TCB: And then on the other hand, what are you most excited about in regards to the future of the NGA?

SG: I am really excited about our mission and excited about the history that we have of excellence in accomplishing that mission. That I have this great mission, that heritage of history and tradecraft that now I can apply to a world that is producing information that I can put against that backdrop and do really interesting combinations. With that even broader coverage of the earth, I’m going to be able to produce analysis that will be against the foundation of the knowledge that we’ve had. I think to me, what’s exciting is the potential of the future combined with really solid, expert craft.

TCB: We know that one of the things the NGA does outside of the national security space as such is disaster relief and that sort of thing. Could you give some examples of some of the support that the NGA provides in terms of disaster relief efforts?

SG: One of the most exciting recent trends is our recognition that our products have incredible utility to a whole sector of humanitarian crisis relief and first responders. We have been innovating over the last two years in terms of how we get that information outside the classified realm into the hands of the people that are operating in open spaces, but who need what we have.

We started probably two years ago with responding to the Ebola crisis and put our data out on the world wide web. We have continued to expand that trend with contributing to the relief efforts in Nepal and providing our information on climate change to work on the Arctic.

But it’s going even beyond that to making our code available, so that the data and the mechanisms we use that are valuable to national security writ large, which includes response to disaster and climate change. We are really investing in being able to participate in that community rather than having to deal with this intersection between classified and not. I’m probably the most excited about that.

TCB: Looking forward, there is an election coming up. It’s been an interesting year.

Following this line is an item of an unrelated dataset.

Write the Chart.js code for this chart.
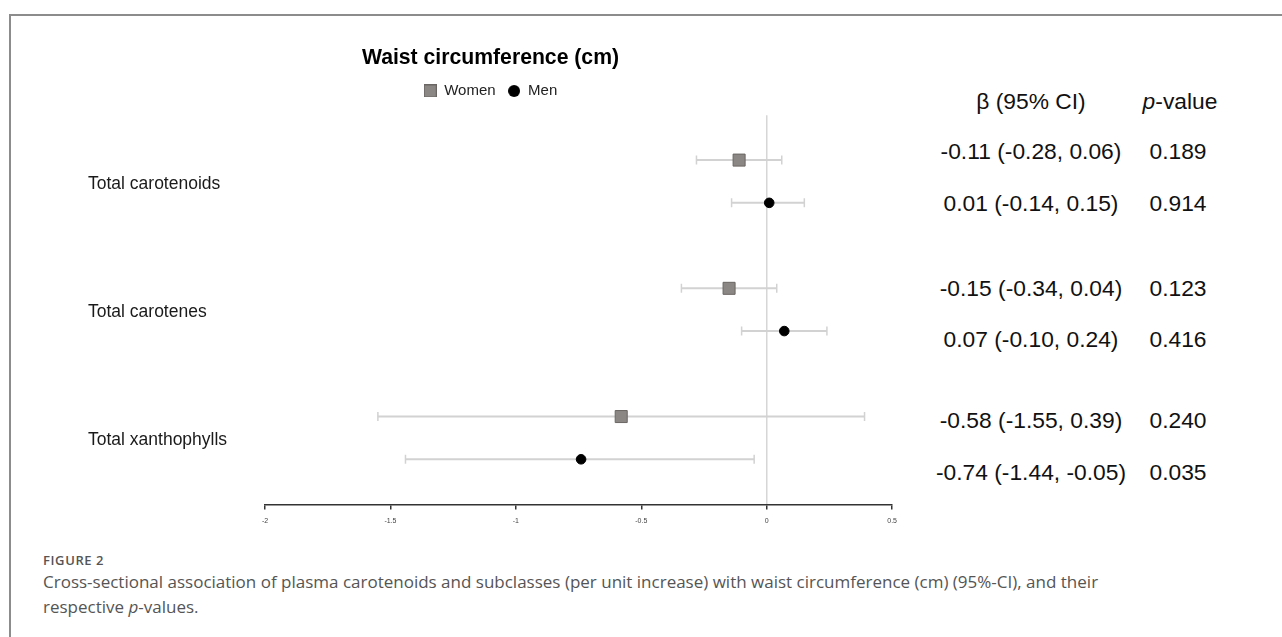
<!DOCTYPE html>
<html>
<head>
<meta charset="utf-8">
<title>Waist circumference (cm)</title>
<script src="https://cdn.jsdelivr.net/npm/chart.js@4.4.0/dist/chart.umd.min.js"></script>
<style>
html, body { margin: 0; padding: 0; background: #fff; }
body { width: 1282px; height: 637px; position: relative; overflow: hidden; font-family: Arial, "Liberation Sans", sans-serif; }
#frame { position: absolute; left: 9px; top: 14px; right: 0; bottom: 0; border-top: 2px solid #8c8c8c; border-left: 2px solid #8c8c8c; }
#wrap { position: absolute; left: 80px; top: 30px; width: 824px; height: 502px; }
.cell { position: absolute; font-size: 22.8px; color: #111; transform: translate(-50%, -50%); white-space: nowrap; }
#caption { position: absolute; left: 43px; top: 551px; width: 1120px; font-family: "Open Sans", sans-serif; color: #555; }
#caption .fig { font-size: 13px; font-weight: 600; line-height: 18px; letter-spacing: 0.6px; }
#caption p { margin: 0; font-size: 17px; line-height: 25px; }
</style>
</head>
<body>
<div id="frame"></div>
<div id="wrap"><canvas id="forest"></canvas></div>
<div id="table"></div>
<div id="caption">
  <div class="fig">FIGURE 2</div>
  <p>Cross-sectional association of plasma carotenoids and subclasses (per unit increase) with waist circumference (cm) (95%-CI), and their respective <i>p</i>-values.</p>
</div>
<script>
// ==================== DATA ====================
const groups = ['Total carotenoids', 'Total carotenes', 'Total xanthophylls'];
const womenBeta = [-0.11, -0.15, -0.58];
const womenLow = [-0.28, -0.34, -1.55];
const womenHigh = [0.06, 0.04, 0.39];
const womenP = ['0.189', '0.123', '0.240'];
const menBeta = [0.01, 0.07, -0.74];
const menLow = [-0.14, -0.10, -1.44];
const menHigh = [0.15, 0.24, -0.05];
const menP = ['0.914', '0.416', '0.035'];
const xTicks = [-2, -1.5, -1, -0.5, 0, 0.5];
// row slots on the y scale (women row, men row, group label)
const womenRow = [1, 4, 7];
const menRow = [2, 5, 8];
const labelRow = [1.56, 4.56, 7.56];

// ==================== HELPERS ====================
const fmt = v => v.toFixed(2);
const ciText = (b, lo, hi) => `${fmt(b)} (${fmt(lo)}, ${fmt(hi)})`;

function icon(size, draw) {
    const c = document.createElement('canvas');
    c.width = size; c.height = size;
    draw(c.getContext('2d'), size);
    return c;
}
const womenIcon = icon(13, (g, s) => { g.fillStyle = '#8b8784'; g.fillRect(0, 0, s, s); g.strokeStyle = '#6a6663'; g.lineWidth = 1; g.strokeRect(0.5, 0.5, s - 1, s - 1); });
const menIcon = icon(12, (g, s) => { g.fillStyle = '#000'; g.beginPath(); g.arc(s / 2, s / 2, s / 2, 0, Math.PI * 2); g.fill(); });

// CI whiskers, drawn under the markers
const errorBars = {
    id: 'errorBars',
    beforeDatasetsDraw(chart) {
        const { ctx, scales: { x, y } } = chart;
        ctx.save();
        ctx.strokeStyle = '#d2d2d2';
        chart.data.datasets.forEach(ds => {
            ds.data.forEach(p => {
                const py = y.getPixelForValue(p.y);
                const x1 = x.getPixelForValue(p.lo), x2 = x.getPixelForValue(p.hi);
                ctx.lineWidth = 2;
                ctx.beginPath(); ctx.moveTo(x1, py); ctx.lineTo(x2, py); ctx.stroke();
                ctx.lineWidth = 1.5;
                ctx.beginPath();
                ctx.moveTo(x1, py - 4.5); ctx.lineTo(x1, py + 4.5);
                ctx.moveTo(x2, py - 4.5); ctx.lineTo(x2, py + 4.5);
                ctx.stroke();
            });
        });
        ctx.restore();
    }
};

// ==================== CHART ====================
const womenData = groups.map((g, i) => ({ x: womenBeta[i], y: womenRow[i], lo: womenLow[i], hi: womenHigh[i] }));
const menData = groups.map((g, i) => ({ x: menBeta[i], y: menRow[i], lo: menLow[i], hi: menHigh[i] }));

new Chart(document.getElementById('forest'), {
    type: 'scatter',
    data: {
        datasets: [
            { label: 'Women', data: womenData, pointStyle: 'rect', pointRadius: 8.5, pointHoverRadius: 8.5, backgroundColor: '#8b8784', borderColor: '#6a6663', borderWidth: 1 },
            { label: 'Men', data: menData, pointStyle: 'circle', pointRadius: 4.8, pointHoverRadius: 4.8, backgroundColor: '#000', borderColor: '#000', borderWidth: 1 }
        ]
    },
    options: {
        responsive: true,
        maintainAspectRatio: false,
        animation: false,
        layout: { padding: { left: 8, right: 11, top: 0, bottom: 0 } },
        plugins: {
            title: { display: true, text: 'Waist circumference (cm)', color: '#000', font: { family: 'Arial', size: 21.2, weight: 'bold' }, padding: { top: 15, bottom: 1 } },
            // empty subtitle used as a spacer between legend and plot
            subtitle: { display: true, text: '', weight: 500, font: { size: 6, lineHeight: 1.13 }, padding: 0 },
            legend: {
                display: true,
                labels: {
                    usePointStyle: true, boxWidth: 13, boxHeight: 13, padding: 12, color: '#222',
                    font: { family: 'Arial', size: 15 },
                    generateLabels: () => [
                        { text: 'Women', pointStyle: womenIcon, fillStyle: '#8b8784', strokeStyle: '#6a6663', lineWidth: 0, datasetIndex: 0, fontColor: '#222' },
                        { text: 'Men', pointStyle: menIcon, fillStyle: '#000', strokeStyle: '#000', lineWidth: 0, datasetIndex: 1, fontColor: '#222' }
                    ]
                }
            },
            tooltip: { enabled: false }
        },
        scales: {
            x: {
                type: 'linear', min: -2, max: 0.5,
                afterBuildTicks: s => { s.ticks = xTicks.map(v => ({ value: v })); },
                ticks: { font: { family: 'Arial', size: 7 }, color: '#444', padding: 7, callback: v => String(v) },
                grid: { color: c => (c.tick && c.tick.value === 0 ? '#d6d6d6' : 'rgba(0,0,0,0)'), lineWidth: 1.5, tickColor: '#333', tickWidth: 1.5, tickLength: 5 },
                border: { color: '#333', width: 1.5 }
            },
            y: {
                type: 'linear', reverse: true, min: -0.05, max: 9.06,
                afterBuildTicks: s => { s.ticks = labelRow.map(v => ({ value: v })); },
                afterFit: s => { s.width = 177; },
                ticks: { autoSkip: false, crossAlign: 'far', color: '#1a1a1a', font: { family: 'Arial', size: 17.5 }, callback: (v, i) => groups[i] },
                grid: { display: false },
                border: { display: false }
            }
        }
    },
    plugins: [errorBars]
});

// ==================== ESTIMATE TABLE ====================
const table = document.getElementById('table');
const rowsY = [151, 203, 288, 339, 420, 472];
function cell(x, y, html) {
    const d = document.createElement('div');
    d.className = 'cell';
    d.style.left = x + 'px'; d.style.top = y + 'px';
    d.innerHTML = html;
    table.appendChild(d);
}
cell(1031, 101, '&beta; (95% CI)');
cell(1180, 101, '<i>p</i>-value');
groups.forEach((g, i) => {
    cell(1031, rowsY[i * 2], ciText(womenBeta[i], womenLow[i], womenHigh[i]));
    cell(1178, rowsY[i * 2], womenP[i]);
    cell(1031, rowsY[i * 2 + 1], ciText(menBeta[i], menLow[i], menHigh[i]));
    cell(1178, rowsY[i * 2 + 1], menP[i]);
});
</script>
</body>
</html>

Do you see the role of the NGA changing at all in terms of intensity, significance, or scope, under the next administration, or do you think it’s going to be consistent?

SG: I think the environmental pressures and the mission space that we occupy is pretty transcendent. It’s as old as history itself, that decision makers throughout time have had geographers as their closest allies because of what geospatial information can do in terms of handling issues.

I expect that this mission area will continue. I also think that the direction we’re going in terms of openness and being accessible to every branch of mission, from the most highly classified to that which is more open, is a great trend that I would expect to continue. So, I cannot really envision much of a change, mostly because of the space we occupy and because of the investment we’re making in how to operate.